Two senior bankers who are part of the consortium confirmed Mallya had approached lenders through one of his companies asking for a settlement by paying Rs 2,000 crore.
“We cannot accept such a small amount and have rejected the proposal,” one of them said. Even as bankers have been making all efforts to recover their money despite facing some legal hurdles, the Enforcement Directorate has initiated an investigation into the businessman’s financial affairs, suspecting malfeasance. The ED has summoned Mallya and the businessman, currently in London, is expected to appear before the investigative agency by April 2.
A recent auction of Kingfisher Airline’s corporate office in Mumbai flopped without attracting a single buyer, ostensibly because the reserve price was too high. The auction was part of the recovery initiative using the Securitisation and Reconstruction of Financial Assets and Enforcement of Security Interest (Sarfaesi) Act, 2002.
Another assets that banks have been trying to get possession of is Kingfisher Villa in Goa. However, they have been unsuccessful so far, facing legal hurdles in a local court.
Kingfisher House, pledged to a consortium of 17 banks, has been the bone of contention between banks and the income tax department with both claiming their right to possess the property. In 2013, the I-T department had moved a Bangalore court asking lenders to first settle the dues of the department amounting to Rs 350 crore as the property was attached under the I-T Act. The department claimed KAL had deducted tax at source from employees’ salaries and other payments but had failed to deposit the amount with the government entity.
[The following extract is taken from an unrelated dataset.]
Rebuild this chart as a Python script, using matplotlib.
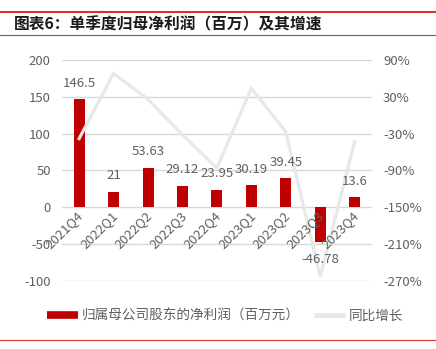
import numpy as np
import matplotlib.pyplot as plt
from matplotlib.lines import Line2D
from matplotlib.transforms import ScaledTranslation

plt.rcParams['font.family'] = ['Noto Sans CJK SC', 'DejaVu Sans']
plt.rcParams['axes.unicode_minus'] = False

quarters = ['2021Q4', '2022Q1', '2022Q2', '2022Q3', '2022Q4',
            '2023Q1', '2023Q2', '2023Q3', '2023Q4']
profit = [146.5, 21, 53.63, 29.12, 23.95, 30.19, 39.45, -46.78, 13.6]
yoy = [-38, 68, 26, -32, -86, 44, -27, -263, -43]

BAR = '#c00000'
LINE = '#e8e8e8'
TXT = '#606060'
GRID = '#d9d9d9'
RED = '#d9332f'

fig = plt.figure(figsize=(4.36, 3.49), dpi=100)
ax = fig.add_axes([0.142, 0.195, 0.711, 0.633])
x = np.arange(len(quarters))

ax.bar(x, profit, width=0.32, color=BAR, zorder=3)
ax.set_ylim(-100, 200)
ax.set_yticks(np.arange(-100, 201, 50))
ax.set_xlim(-0.5, len(quarters) - 0.5)
ax.set_xticks([])
ax.grid(axis='y', color=GRID, lw=1)
ax.set_axisbelow(True)
ax.tick_params(axis='y', length=0, pad=8, labelsize=9.5, labelcolor=TXT)
for s in ax.spines.values():
    s.set_visible(False)

ax2 = ax.twinx()
ax2.plot(x, yoy, color=LINE, lw=2.3, solid_joinstyle='miter')
ax2.set_ylim(-270, 90)
ax2.set_yticks(np.arange(-270, 91, 60))
ax2.set_yticklabels([f'{v}%' for v in np.arange(-270, 91, 60)])
ax2.tick_params(axis='y', length=0, pad=8, labelsize=9.5, labelcolor=TXT)
for s in ax2.spines.values():
    s.set_visible(False)

# category labels along the zero line
off = ScaledTranslation(0.02, -0.06, fig.dpi_scale_trans)
for i, q in enumerate(quarters):
    ax2.text(i, 0, q, transform=ax.transData + off, rotation=45,
             rotation_mode='anchor', ha='right', va='center',
             fontsize=9.5, color=TXT)

# value labels
for i, v in enumerate(profit):
    if v >= 0:
        t = ScaledTranslation(0, 0.16, fig.dpi_scale_trans)
    else:
        t = ScaledTranslation(0, -0.18, fig.dpi_scale_trans)
    ax2.text(i, v, f'{v:g}', transform=ax.transData + t, ha='center',
             va='center', fontsize=9.5, color=TXT)

# title block
fig.add_artist(Line2D([0, 1], [1 - 12 / 349] * 2, color=RED, lw=1.5))
fig.add_artist(Line2D([0, 1], [1 - 35 / 349] * 2, color=RED, lw=0.8))
fig.add_artist(Line2D([0, 1], [1 - 340 / 349] * 2, color=RED, lw=0.8))
fig.text(14 / 436, 1 - 24 / 349, '图表6：单季度归母净利润（百万）及其增速',
         fontsize=11.3, fontweight='bold', color='#1a1a1a', va='center')

handles = [Line2D([], [], color=BAR, lw=5.5, solid_capstyle='butt'),
           Line2D([], [], color=LINE, lw=3.5, solid_capstyle='butt')]
fig.legend(handles, ['归属母公司股东的净利润（百万元）', '同比增长'],
           loc='center', bbox_to_anchor=(0.516, 0.095), ncol=2, frameon=False,
           fontsize=9.8, labelcolor=TXT, handlelength=2.3, handletextpad=0.3,
           columnspacing=1.0)

fig.savefig('out.png', dpi=100)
Mallya has blocked bankers’ attempts to attach the villa in Goa claiming United Spirits (USL) has been a tenant since 2005 and, consequently, banks cannot sell the property without its approval. KAL has been grounded since October 2012 and bankers have recovered just a fraction of their dues by selling securities pledged to it. These include real estate and shares in multiple group entities. Banks had also sold around 4 lakh shares of USL pledged with them for Rs 104 crore in 2014.